=== TASK OBJECTIVE ===
Everything from the first line down to the line containing "0.05, 0.05, 0.05];" is to be retyped exactly, both ends included, with pictures left out.
────────────────────
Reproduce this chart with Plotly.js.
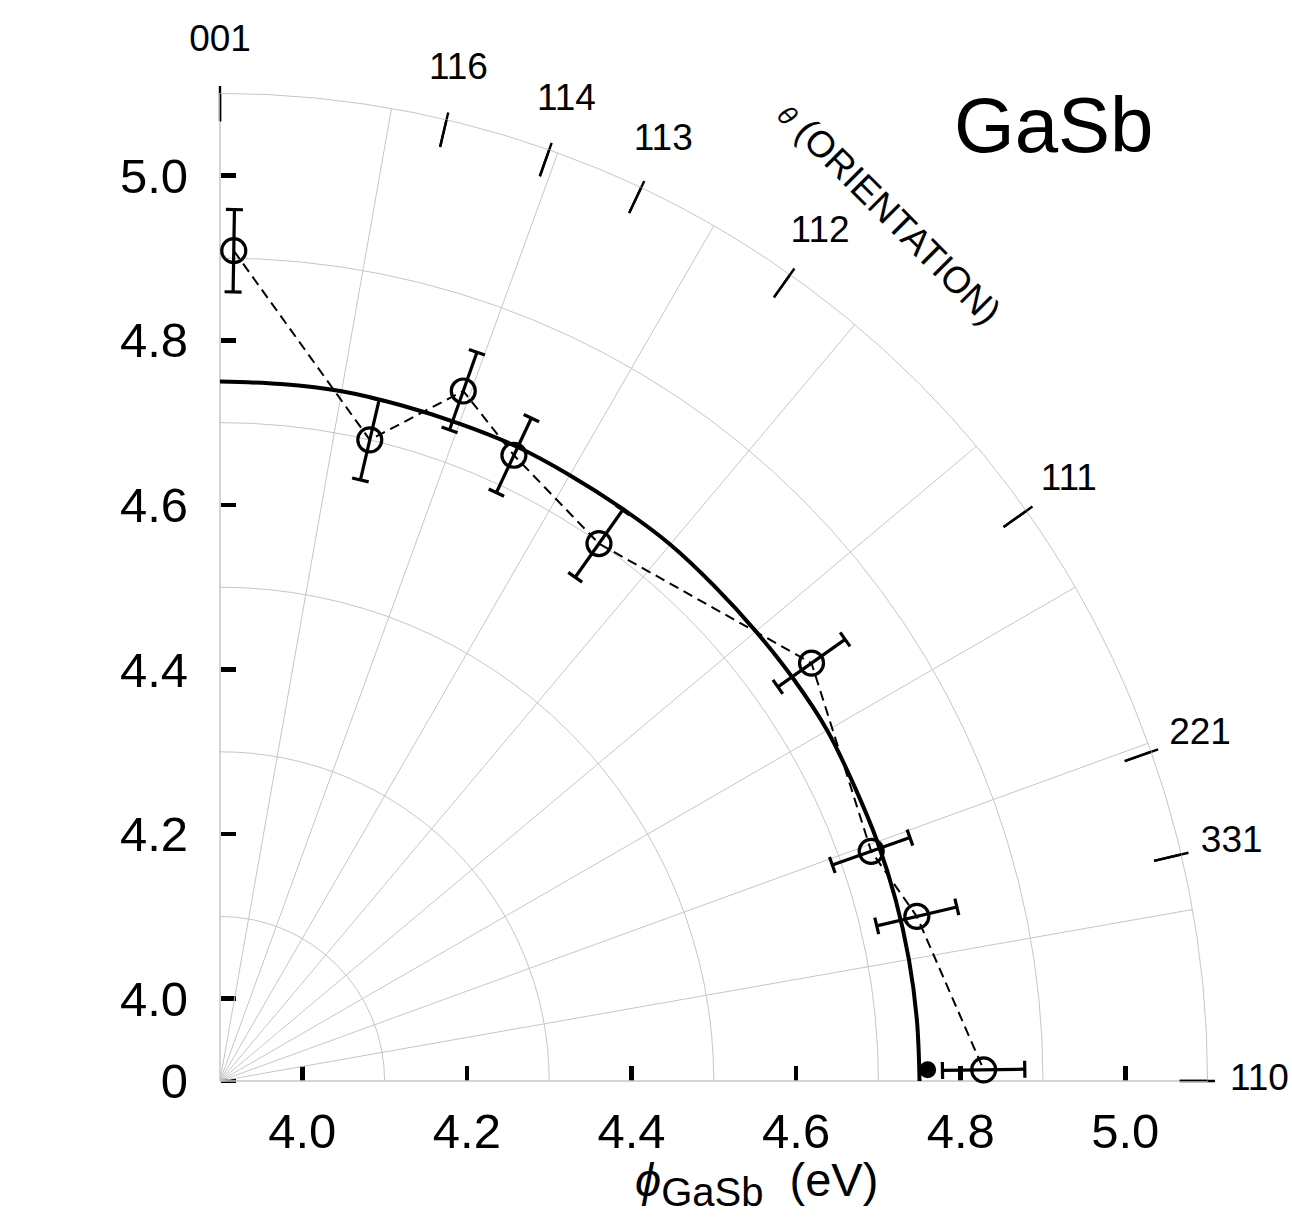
<!DOCTYPE html>
<html>
<head>
<meta charset="utf-8">
<script src="https://cdn.plot.ly/plotly-3.0.1.min.js"></script>
<style>html,body{margin:0;padding:0;background:#fff;}</style>
</head>
<body>
<div id="chart" style="width:1292px;height:1226px;"></div>
<script>
// ---------------- data ----------------
const orientLabels = ['001', '116', '114', '113', '112', '111', '221', '331', '110'];
const orientAngles = [0, 13.26, 19.47, 25.24, 35.26, 54.74, 70.53, 76.74, 90];

const measTheta = [0.95, 13.15, 19.42, 25.16, 35.19, 54.76, 70.57, 76.71, 89.16];
const measPhi   = [4.909, 4.700, 4.789, 4.740, 4.699, 4.780, 4.739, 4.770, 4.828];
const measErr   = [0.05, 0.05, 0.05, 0.05, 0.05, 0.05, 0.05, 0.05, 0.05];

const fitTheta = [0, 5, 10, 15, 20, 25, 30, 35, 40, 45, 50, 55, 60, 65, 70, 75, 80, 85, 90];
const fitPhi   = [4.750, 4.750, 4.751, 4.750, 4.750, 4.751, 4.750, 4.750, 4.751, 4.750, 4.750, 4.751, 4.752, 4.750, 4.750, 4.750, 4.750, 4.750, 4.750];

const calcTheta = [89.09];
const calcPhi   = [4.760];

const xTickVals = [4.0, 4.2, 4.4, 4.6, 4.8, 5.0];
const xTickText = ['4.0', '4.2', '4.4', '4.6', '4.8', '5.0'];
const yTickVals = [3.9, 4.0, 4.2, 4.4, 4.6, 4.8, 5.0];
const yTickText = ['0', '4.0', '4.2', '4.4', '4.6', '4.8', '5.0'];
const rGridVals = [4.1, 4.3, 4.5, 4.7, 4.9, 5.1];

// ---------------- geometry / style constants ----------------
const W = 1292, H = 1226;
const ORIGIN_X = 220, ORIGIN_Y = 1081;      // pixel position of the pole
const PAD = 20;                              // cartesian area extends a bit beyond the pole
const ML = ORIGIN_X - PAD, MB = H - ORIGIN_Y - PAD, MR = 0, MT = 0;
const PW = W - ML - MR, PH = H - MT - MB;
const PX_PER_EV = 823;
const R0 = 3.9, R1 = 5.1;
const RADPX = (R1 - R0) * PX_PER_EV;
const TICK_IN = 5.066, TICK_OUT = 5.109, LABEL_R = 5.163;
const CAP_HALF_PX = 8.5;
const FONT = '"Liberation Sans", Arial, Helvetica, sans-serif';
const GRID = '#c6c6c6';
const x0f = PAD / PW, y0f = PAD / PH;
const pyToPaper = py => (H - MB - py) / PH;

function toXY(r, thDeg) {
  const t = thDeg * Math.PI / 180;
  return [R0 + (r - R0) * Math.sin(t), R0 + (r - R0) * Math.cos(t)];
}

// orientation tick marks and labels (cartesian overlay, same px scale)
const tkX = [], tkY = [], tkR = [], tkT = [];
orientAngles.forEach(a => {
  const p1 = toXY(TICK_IN, a), p2 = toXY(TICK_OUT, a);
  tkX.push(p1[0], p2[0], null); tkY.push(p1[1], p2[1], null);
  tkR.push(TICK_IN, TICK_OUT, null); tkT.push(a, a, null);
});
const lbX = [], lbY = [];
orientAngles.forEach(a => { const p = toXY(LABEL_R, a); lbX.push(p[0]); lbY.push(p[1]); });

// radial error bars with caps
const ebR = [], ebT = [];
measPhi.forEach((r, i) => {
  const th = measTheta[i], e = measErr[i];
  ebR.push(r - e, r + e, null); ebT.push(th, th, null);
  [r - e, r + e].forEach(rr => {
    const d = CAP_HALF_PX / ((rr - R0) * PX_PER_EV) * 180 / Math.PI;
    ebR.push(rr, rr, null); ebT.push(th - d, th + d, null);
  });
});

const traces = [
  { type: 'scatter', x: tkX, y: tkY, mode: 'lines', line: { color: '#000', width: 2.4 },
    hoverinfo: 'skip', showlegend: false, cliponaxis: false },
  { type: 'scatter', x: lbX, y: lbY, mode: 'text', text: orientLabels, textposition: 'middle center',
    textfont: { family: FONT, size: 37, color: '#000' }, hoverinfo: 'skip', showlegend: false, cliponaxis: false },
  { type: 'scatterpolar', r: tkR, theta: tkT, mode: 'lines', connectgaps: false,
    line: { color: '#000', width: 2.4 }, hoverinfo: 'skip', showlegend: false },
  { type: 'scatterpolar', r: fitPhi, theta: fitTheta, mode: 'lines',
    line: { color: '#000', width: 4, shape: 'spline' }, hoverinfo: 'skip', showlegend: false },
  { type: 'scatterpolar', r: ebR, theta: ebT, mode: 'lines', connectgaps: false,
    line: { color: '#000', width: 3.2 }, hoverinfo: 'skip', showlegend: false },
  { type: 'scatterpolar', r: measPhi, theta: measTheta, mode: 'lines',
    line: { color: '#000', width: 2, dash: '10px,6px' }, hoverinfo: 'skip', showlegend: false },
  { type: 'scatterpolar', r: measPhi, theta: measTheta, mode: 'markers',
    marker: { symbol: 'circle-open', size: 24, color: '#000', line: { width: 3.2, color: '#000' } },
    showlegend: false },
  { type: 'scatterpolar', r: calcPhi, theta: calcTheta, mode: 'markers',
    marker: { symbol: 'circle', size: 17, color: '#000', line: { width: 0 } }, showlegend: false }
];

const layout = {
  width: W, height: H,
  margin: { l: ML, r: MR, t: MT, b: MB, pad: 0 },
  paper_bgcolor: '#fff', plot_bgcolor: 'rgba(0,0,0,0)',
  font: { family: FONT, color: '#000' },
  showlegend: false,
  xaxis: {
    domain: [0, 1], range: [R0 - PAD / PX_PER_EV, R0 + (PW - PAD) / PX_PER_EV],
    anchor: 'free', position: y0f, tickmode: 'array',
    tickvals: xTickVals, ticktext: xTickText, ticks: 'inside', ticklen: 15, tickwidth: 4.5,
    tickcolor: '#000', showgrid: false, zeroline: false, showline: false,
    tickfont: { family: FONT, size: 49, color: '#000' }, ticklabelstandoff: 17, fixedrange: true
  },
  yaxis: {
    domain: [0, 1], range: [R0 - PAD / PX_PER_EV, R0 + (PH - PAD) / PX_PER_EV],
    anchor: 'free', position: x0f, tickmode: 'array',
    tickvals: yTickVals, ticktext: yTickText, ticks: 'inside', ticklen: 15, tickwidth: 4.5,
    tickcolor: '#000', showgrid: false, zeroline: false, showline: false,
    tickfont: { family: FONT, size: 49, color: '#000' }, ticklabelstandoff: 32, fixedrange: true
  },
  polar: {
    domain: { x: [x0f, x0f + RADPX / PW], y: [y0f, y0f + RADPX / PH] },
    sector: [0, 90], hole: 0, bgcolor: 'rgba(0,0,0,0)',
    radialaxis: {
      range: [R0, R1], tickmode: 'array', tickvals: rGridVals, showticklabels: false, ticks: '',
      showline: false, gridcolor: GRID, gridwidth: 1, layer: 'below traces', angle: 0
    },
    angularaxis: {
      direction: 'clockwise', rotation: 90, tickmode: 'linear', tick0: 0, dtick: 10,
      showticklabels: false, ticks: '', showline: true, linecolor: GRID, linewidth: 1,
      gridcolor: GRID, gridwidth: 1, layer: 'below traces'
    }
  },
  annotations: [
    { xref: 'x', yref: 'y', x: 4.913, y: 5.0616, text: 'GaSb', showarrow: false,
      xanchor: 'center', yanchor: 'middle', font: { family: FONT, size: 78, color: '#000' } },
    { xref: 'x', yref: 'y', x: 4.7129, y: 4.9553, textangle: 45, showarrow: false,
      text: '<span style="font-size:27px"><i>θ</i></span> (ORIENTATION)',
      xanchor: 'center', yanchor: 'middle', font: { family: FONT, size: 37, color: '#000' } },
    { xref: 'paper', yref: 'paper', x: (756 - ML) / PW, y: pyToPaper(1183), showarrow: false,
      text: '<i>ϕ</i><sub><span style="font-size:40px">GaSb</span></sub>  (eV)',
      xanchor: 'center', yanchor: 'middle', font: { family: FONT, size: 47, color: '#000' } }
  ]
};

Plotly.newPlot('chart', traces, layout, { displayModeBar: false, staticPlot: true });
</script>
</body>
</html>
────────────────────
=== WRITTEN RESPONSE ===
Reproduce this chart with Plotly.js.
<!DOCTYPE html>
<html>
<head>
<meta charset="utf-8">
<script src="https://cdn.plot.ly/plotly-3.0.1.min.js"></script>
<style>html,body{margin:0;padding:0;background:#fff;}</style>
</head>
<body>
<div id="chart" style="width:1292px;height:1226px;"></div>
<script>
// ---------------- data ----------------
const orientLabels = ['001', '116', '114', '113', '112', '111', '221', '331', '110'];
const orientAngles = [0, 13.26, 19.47, 25.24, 35.26, 54.74, 70.53, 76.74, 90];

const measTheta = [0.95, 13.15, 19.42, 25.16, 35.19, 54.76, 70.57, 76.71, 89.16];
const measPhi   = [4.909, 4.700, 4.789, 4.740, 4.699, 4.780, 4.739, 4.770, 4.828];
const measErr   = [0.05, 0.05, 0.05, 0.05, 0.05, 0.05, 0.05, 0.05, 0.05];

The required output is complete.